Give an exact transcription of every line, dropping the images.
━━━━━━━━━━━━━━━━━━━━━━━━━━━━━━
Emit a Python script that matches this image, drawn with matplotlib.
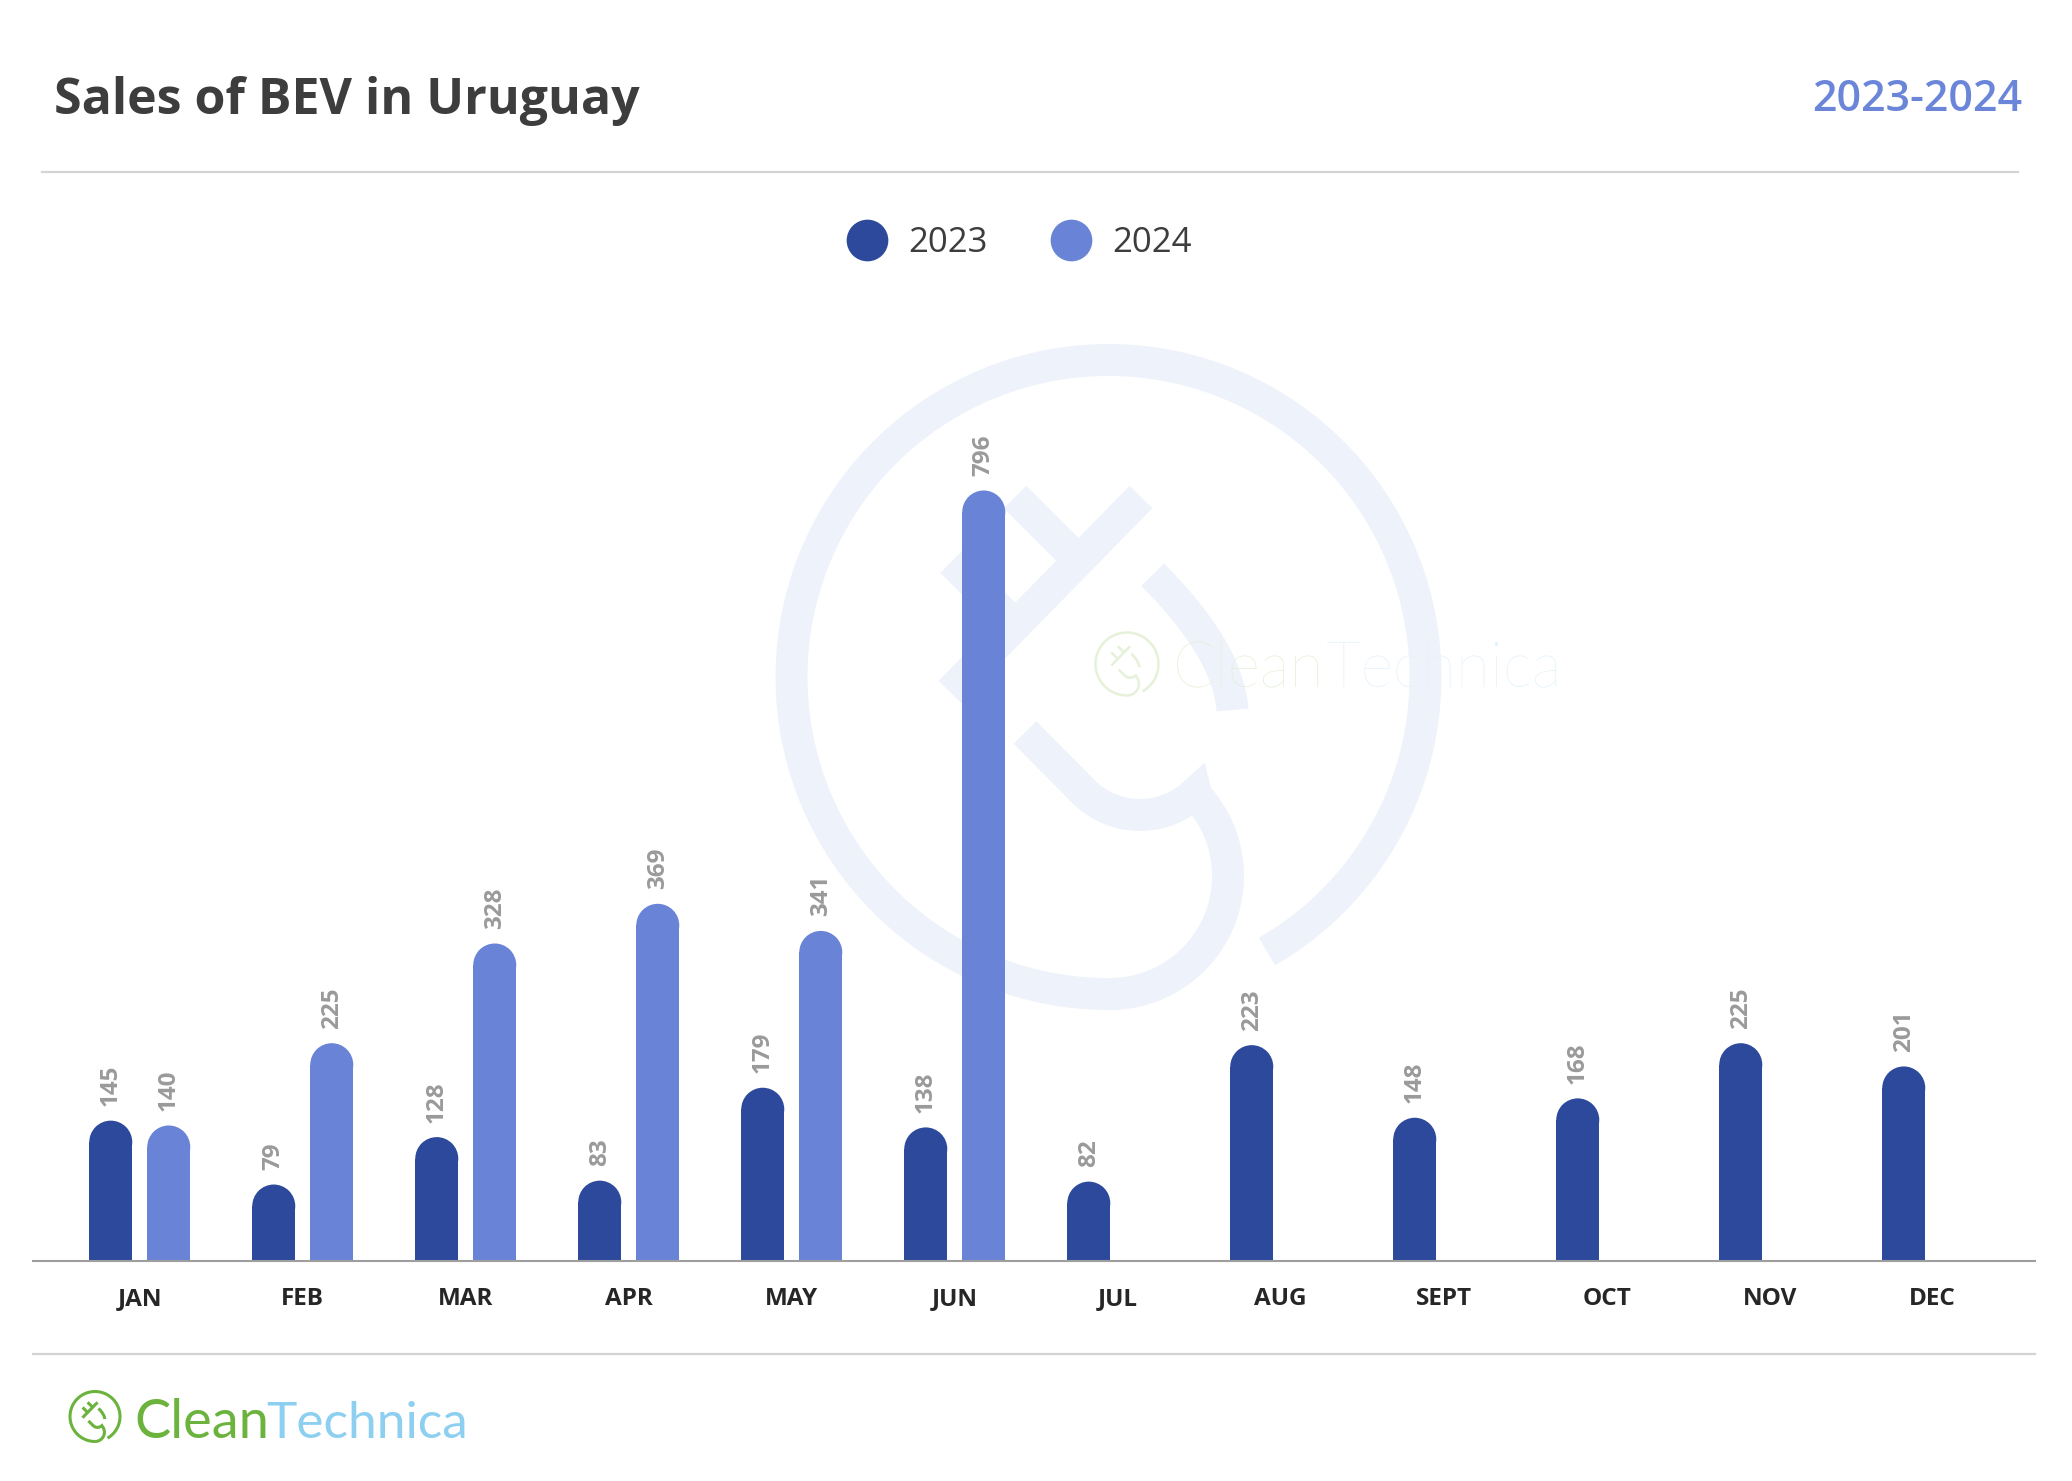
import numpy as np
import matplotlib
matplotlib.use('Agg')
import matplotlib.pyplot as plt
from matplotlib.patches import Ellipse
from matplotlib.lines import Line2D

# datos
months = ['JAN', 'FEB', 'MAR', 'APR', 'MAY', 'JUN', 'JUL', 'AUG', 'SEPT', 'OCT', 'NOV', 'DEC']
sales_2023 = [145, 79, 128, 83, 179, 138, 82, 223, 148, 168, 225, 201]
sales_2024 = [140, 225, 328, 369, 341, 796]
series_names = ['2023', '2024']

c2023 = '#2d499b'
c2024 = '#6983d7'
W, H = 2072, 1481

fig = plt.figure(figsize=(W / 100, H / 100), dpi=100)
fig.patch.set_facecolor('white')

# capa de fondo en pixeles (marca de agua, titulo, logo)
bg = fig.add_axes([0, 0, 1, 1], zorder=0)
bg.set_xlim(0, W)
bg.set_ylim(H, 0)
bg.axis('off')


def arc_pts(cx, cy, r, a0, a1, n=200):
    t = np.radians(np.linspace(a0, a1, n))
    return cx + r * np.cos(t), cy - r * np.sin(t)


def draw_plug(ax, cx, cy, s, color, lw):
    # logo de CleanTechnica, geometria relativa al centro del anillo
    def P(x, y):
        return cx + (x - 1108.5) * s, cy + (y - 677) * s
    kw = dict(color=color, lw=lw, solid_capstyle='butt', solid_joinstyle='miter')
    x, y = arc_pts(cx, cy, 317 * s, -60, 272)
    ax.plot(x, y, **kw)
    # cable y clavijas
    for (x0, y0), (x1, y1) in [((1141, 497), (950, 692)),
                               ((1015, 497), (1078, 560)),
                               ((951.5, 561.5), (1014, 624))]:
        a, b = P(x0, y0)
        c, d = P(x1, y1)
        ax.plot([a, c], [b, d], **kw)
    # tercera clavija curva
    t = np.linspace(0, 1, 50)[:, None]
    p0, p1, p2 = np.array(P(1152.6, 574.8)), np.array(P(1228, 650)), np.array(P(1232.5, 710))
    q = (1 - t) ** 2 * p0 + 2 * (1 - t) * t * p1 + t ** 2 * p2
    ax.plot(q[:, 0], q[:, 1], **kw)
    # U + gancho
    sx, sy = P(1025, 732.5)
    ux, uy = arc_pts(*P(1140, 735), 80 * s, -134.5, -46, 60)
    hx, hy = arc_pts(*P(1110, 876), 118 * s, 43, -88, 100)
    ax.plot(np.r_[sx, ux, hx], np.r_[sy, uy, hy], **kw)


# marca de agua grande
draw_plug(bg, 1108.5, 677, 1.0, '#eef2fa', 23)
draw_plug(bg, 1127, 664, 31.5 / 317, '#e6f1da', 1.8)
bg.text(1173, 688, 'Clean', fontsize=45, family='Lato', fontweight='light',
        color='#e3efd5', ha='left', va='baseline')
bg.text(1325, 688, 'Technica', fontsize=45, family='Lato', fontweight='light',
        color='#e2f2fa', ha='left', va='baseline')

# titulo
bg.text(54, 114, 'Sales of BEV in Uruguay', fontsize=36, family='Open Sans',
        fontweight='bold', color='#3d3d3d', ha='left', va='baseline')
bg.text(2022, 111, '2023-2024', fontsize=31, family='Open Sans',
        fontweight='semibold', color='#6b86d9', ha='right', va='baseline')

# lineas separadoras
bg.plot([42, 2018], [172, 172], color='#d4d4d4', lw=1.6)
bg.plot([33, 2035], [1354, 1354], color='#d4d4d4', lw=1.6)

# logo inferior
draw_plug(bg, 95, 1416.5, 25 / 317, '#6cb33e', 2.2)
bg.text(134, 1438, 'Clean', fontsize=39, family='Lato', fontweight='normal',
        color='#6cb33e', ha='left', va='baseline')
bg.text(266, 1438, 'Technica', fontsize=37, family='Lato', fontweight='normal',
        color='#8ccff0', ha='left', va='baseline')

# grafico principal
base_px = 1261
top_px = 260
ax = fig.add_axes([33 / W, (H - base_px) / H, (2035 - 33) / W, (base_px - top_px) / H], zorder=1)
ax.patch.set_alpha(0)
px_per_unit = 0.968
ymax = (base_px - top_px) / px_per_unit
group_px = 163
ax.set_xlim(-0.655, -0.655 + (2035 - 33) / group_px)
ax.set_ylim(0, ymax)

bw = 43 / group_px
off = 29 / group_px
r = (43 / 2) / px_per_unit

x = np.arange(len(months))
for vals, dx, col in [(sales_2023, -off, c2023), (sales_2024, off, c2024)]:
    xs = x[:len(vals)] + dx
    vals = np.array(vals, dtype=float)
    ax.bar(xs, vals - r, width=bw, color=col, linewidth=0)
    for xi, v in zip(xs, vals):
        ax.add_patch(Ellipse((xi, v - r), bw, 2 * r, facecolor=col, edgecolor='none'))
        ax.annotate(f'{int(v)}', (xi, v), xytext=(0, 10.5), textcoords='offset points',
                    rotation=90, ha='center', va='bottom', fontsize=17.5,
                    family='Open Sans', fontweight='bold', color='#9a9a9a')

for s in ['top', 'right', 'left']:
    ax.spines[s].set_visible(False)
ax.spines['bottom'].set_color('#9e9e9e')
ax.spines['bottom'].set_linewidth(1.5)
ax.set_yticks([])
ax.set_xticks(x)
ax.set_xticklabels(months, fontsize=17.5, family='Open Sans', fontweight='bold', color='#262626')
ax.tick_params(axis='x', length=0, pad=19)

# leyenda
handles = [Line2D([], [], marker='o', ls='none', markersize=29, color=c)
           for c in (c2023, c2024)]
leg = fig.legend(handles, series_names, loc='center', ncol=2,
                 bbox_to_anchor=(1019 / W, 1 - 243 / H), frameon=False,
                 prop={'family': 'Open Sans', 'size': 25}, handlelength=1.2,
                 handletextpad=0.6, columnspacing=1.8)
for t in leg.get_texts():
    t.set_color('#3d3d3d')

fig.savefig('out.png', dpi=100, facecolor='white')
━━━━━━━━━━━━━━━━━━━━━━━━━━━━━━
--- Exercise result ---
Emit a Python script that matches this image, drawn with matplotlib.
import numpy as np
import matplotlib
matplotlib.use('Agg')
import matplotlib.pyplot as plt
from matplotlib.patches import Ellipse
from matplotlib.lines import Line2D

# datos
months = ['JAN', 'FEB', 'MAR', 'APR', 'MAY', 'JUN', 'JUL', 'AUG', 'SEPT', 'OCT', 'NOV', 'DEC']
sales_2023 = [145, 79, 128, 83, 179, 138, 82, 223, 148, 168, 225, 201]
sales_2024 = [140, 225, 328, 369, 341, 796]
series_names = ['2023', '2024']

c2023 = '#2d499b'
c2024 = '#6983d7'
W, H = 2072, 1481

fig = plt.figure(figsize=(W / 100, H / 100), dpi=100)
fig.patch.set_facecolor('white')

# capa de fondo en pixeles (marca de agua, titulo, logo)
bg = fig.add_axes([0, 0, 1, 1], zorder=0)
bg.set_xlim(0, W)
bg.set_ylim(H, 0)
bg.axis('off')


def arc_pts(cx, cy, r, a0, a1, n=200):
    t = np.radians(np.linspace(a0, a1, n))
    return cx + r * np.cos(t), cy - r * np.sin(t)


def draw_plug(ax, cx, cy, s, color, lw):
    # logo de CleanTechnica, geometria relativa al centro del anillo
    def P(x, y):
        return cx + (x - 1108.5) * s, cy + (y - 677) * s
    kw = dict(color=color, lw=lw, solid_capstyle='butt', solid_joinstyle='miter')
    x, y = arc_pts(cx, cy, 317 * s, -60, 272)
    ax.plot(x, y, **kw)
    # cable y clavijas
    for (x0, y0), (x1, y1) in [((1141, 497), (950, 692)),
                               ((1015, 497), (1078, 560)),
                               ((951.5, 561.5), (1014, 624))]:
        a, b = P(x0, y0)
        c, d = P(x1, y1)
        ax.plot([a, c], [b, d], **kw)
    # tercera clavija curva
    t = np.linspace(0, 1, 50)[:, None]
    p0, p1, p2 = np.array(P(1152.6, 574.8)), np.array(P(1228, 650)), np.array(P(1232.5, 710))
    q = (1 - t) ** 2 * p0 + 2 * (1 - t) * t * p1 + t ** 2 * p2
    ax.plot(q[:, 0], q[:, 1], **kw)
    # U + gancho
    sx, sy = P(1025, 732.5)
    ux, uy = arc_pts(*P(1140, 735), 80 * s, -134.5, -46, 60)
    hx, hy = arc_pts(*P(1110, 876), 118 * s, 43, -88, 100)
    ax.plot(np.r_[sx, ux, hx], np.r_[sy, uy, hy], **kw)


# marca de agua grande
draw_plug(bg, 1108.5, 677, 1.0, '#eef2fa', 23)
draw_plug(bg, 1127, 664, 31.5 / 317, '#e6f1da', 1.8)
bg.text(1173, 688, 'Clean', fontsize=45, family='Lato', fontweight='light',
        color='#e3efd5', ha='left', va='baseline')
bg.text(1325, 688, 'Technica', fontsize=45, family='Lato', fontweight='light',
        color='#e2f2fa', ha='left', va='baseline')

# titulo
bg.text(54, 114, 'Sales of BEV in Uruguay', fontsize=36, family='Open Sans',
        fontweight='bold', color='#3d3d3d', ha='left', va='baseline')
bg.text(2022, 111, '2023-2024', fontsize=31, family='Open Sans',
        fontweight='semibold', color='#6b86d9', ha='right', va='baseline')

# lineas separadoras
bg.plot([42, 2018], [172, 172], color='#d4d4d4', lw=1.6)
bg.plot([33, 2035], [1354, 1354], color='#d4d4d4', lw=1.6)

# logo inferior
draw_plug(bg, 95, 1416.5, 25 / 317, '#6cb33e', 2.2)
bg.text(134, 1438, 'Clean', fontsize=39, family='Lato', fontweight='normal',
        color='#6cb33e', ha='left', va='baseline')
bg.text(266, 1438, 'Technica', fontsize=37, family='Lato', fontweight='normal',
        color='#8ccff0', ha='left', va='baseline')

# grafico principal
base_px = 1261
top_px = 260
ax = fig.add_axes([33 / W, (H - base_px) / H, (2035 - 33) / W, (base_px - top_px) / H], zorder=1)
ax.patch.set_alpha(0)
px_per_unit = 0.968
ymax = (base_px - top_px) / px_per_unit
group_px = 163
ax.set_xlim(-0.655, -0.655 + (2035 - 33) / group_px)
ax.set_ylim(0, ymax)

bw = 43 / group_px
off = 29 / group_px
r = (43 / 2) / px_per_unit

x = np.arange(len(months))
for vals, dx, col in [(sales_2023, -off, c2023), (sales_2024, off, c2024)]:
    xs = x[:len(vals)] + dx
    vals = np.array(vals, dtype=float)
    ax.bar(xs, vals - r, width=bw, color=col, linewidth=0)
    for xi, v in zip(xs, vals):
        ax.add_patch(Ellipse((xi, v - r), bw, 2 * r, facecolor=col, edgecolor='none'))
        ax.annotate(f'{int(v)}', (xi, v), xytext=(0, 10.5), textcoords='offset points',
                    rotation=90, ha='center', va='bottom', fontsize=17.5,
                    family='Open Sans', fontweight='bold', color='#9a9a9a')

for s in ['top', 'right', 'left']:
    ax.spines[s].set_visible(False)
ax.spines['bottom'].set_color('#9e9e9e')
ax.spines['bottom'].set_linewidth(1.5)
ax.set_yticks([])
ax.set_xticks(x)
ax.set_xticklabels(months, fontsize=17.5, family='Open Sans', fontweight='bold', color='#262626')
ax.tick_params(axis='x', length=0, pad=19)

# leyenda
handles = [Line2D([], [], marker='o', ls='none', markersize=29, color=c)
           for c in (c2023, c2024)]
leg = fig.legend(handles, series_names, loc='center', ncol=2,
                 bbox_to_anchor=(1019 / W, 1 - 243 / H), frameon=False,
                 prop={'family': 'Open Sans', 'size': 25}, handlelength=1.2,
                 handletextpad=0.6, columnspacing=1.8)
for t in leg.get_texts():
    t.set_color('#3d3d3d')

fig.savefig('out.png', dpi=100, facecolor='white')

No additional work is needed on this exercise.